Como seria um filme de Woody Allen no Brasil?
As luzes do cinema se apagam. Surgem na tela as conhecidas cartelas com fundo preto e letras brancas. Os nomes do elenco misturam astros americanos e brasileiros. Durante os créditos de abertura ouvimos "The Girl from Ipanema", na clássica gravação de Astrud Gilberto. Assim começa "Rio is for Real" (algo como "O Rio é para Valer"), o filme que há anos Woody Allen ameaçava rodar no Brasil.

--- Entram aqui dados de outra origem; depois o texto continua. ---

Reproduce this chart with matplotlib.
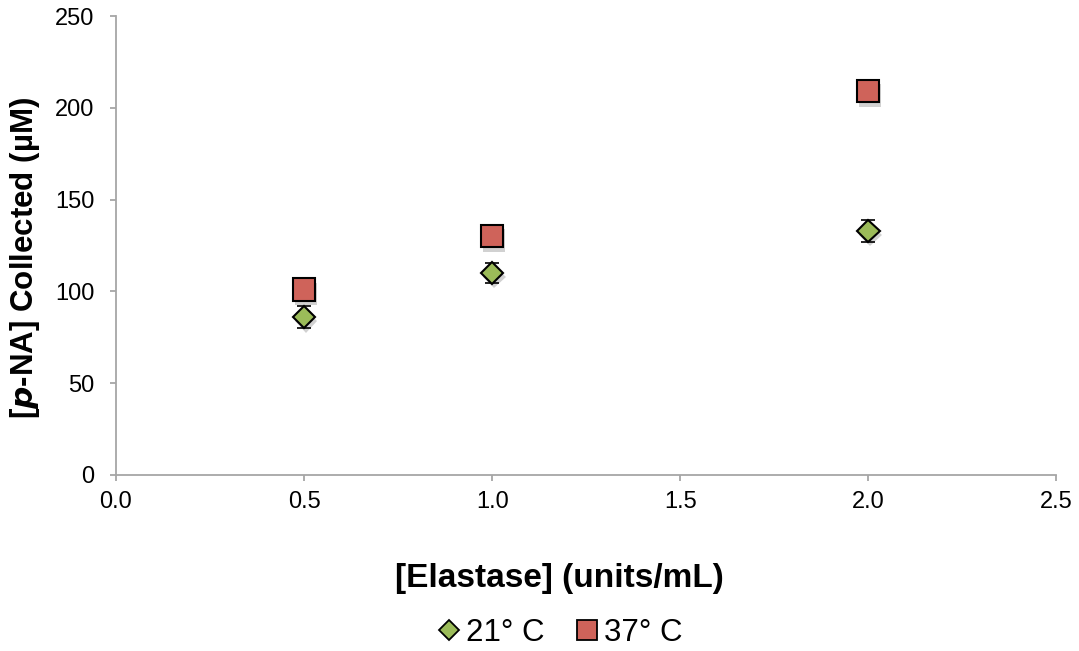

O próprio Woody faz um dos papéis principais: ele é Shlomo Rosenthal, crítico de jazz aposentado que vem à Cidade Maravilhosa para conhecer "in loco" os lugares míticos da bossa nova. O Beco das Garrafas, o bar do Veloso, a rua Nascimento e Silva, 107, estão todos no seu roteiro.
Quem o ciceroneia é Tadeu, um jornalista free-lancer que se diz influenciado pelo estilo de Shlomo e o contatou pelo Facebook. É interpretado por Wagner Moura, o que divide opiniões: uma parte do público adora como ele imita direitinho Woody Allen, com todos os tiques e achaques, e a outra parte odeia.
Mas a viagem de Shlomo não começa bem. Ele tem sua mala extraviada no aeroporto, é sacaneado por um taxista que o leva para a zona sul via Petrópolis e ainda tem o passaporte e a carteira roubados assim que chega ao hotel. Quem o salva é uma carioca típica, Conchita (Penélope Cruz), que se apieda do gringo e o acolhe em sua casa.
Lá, o pobre Shlomo sofre com os avanços da mãe da moça, a ainda fogosa Guadalupe (Sonia Braga), e também com as tiradas sarcásticas da vovó Concepción (Fernanda Montenegro). Para piorar, o noivo de Conchita, Ramón (Rodrigo Santoro), ameaça matá-lo por ciúmes, apesar de estar tendo um caso com a mulata Dagmar (Beyoncé).
Depois de muitas correrias e mal-entendidos, tudo termina no Sambódromo, onde Shlomo precisa desfilar de baiana para escapar de seus perseguidores.
Claro que esse roteiro é pura elucubração minha. Woody Allen já declarou em entrevista a Fernanda Ezabella que "ficou muito impressionado" com o Rio --cidade, aliás, onde jamais pôs os pés.
Mas nem as promessas de patrocínio do governador Sérgio Cabral ou as garantias de segurança para a equipe conseguiram convencê-lo. Seu próximo filme será rodado entre Nova York e São Francisco.
E mesmo que Allen desembarque por aqui, é bom não esperarmos mais do que uma visão estereotipada do nosso país. Vejamos o que ele fez com a Itália em "Para Roma com Amor", atualmente em cartaz. A principal canção da trilha sonora é a manjadíssima "Volare", de 1958. Os protagonistas são quase todos feitos por atores não-italianos. E algumas das tramas paralelas poderiam se passar em qualquer lugar do planeta.
É até previsível que um diretor americano apele para clichês, ainda mais em se lembrarmos que ele só conhece o Rio através da música (Woody é fã declarado de Tom Jobim). Fora que o temperamento ensolarado e desinibido da cidade tem mesmo pouco a ver com as neuroses do diretor. Ele provavelmente se identificará mais com Buenos Aires, que também está em sua lista de possibilidades.
E como seria um filme de Woody Allen rodado na Argentina? Ele faria Akiva Goldberg, bibliotecário aposentado que viaja ao país para receber a herança de uma tia que nem conheceu: uma casa de tangos. Mas cai na lábia de um vigarista portenho (Ricardo Darín), até ser salvo por uma bailarina do Teatro Colón (Penélope Cruz), e assim por diante.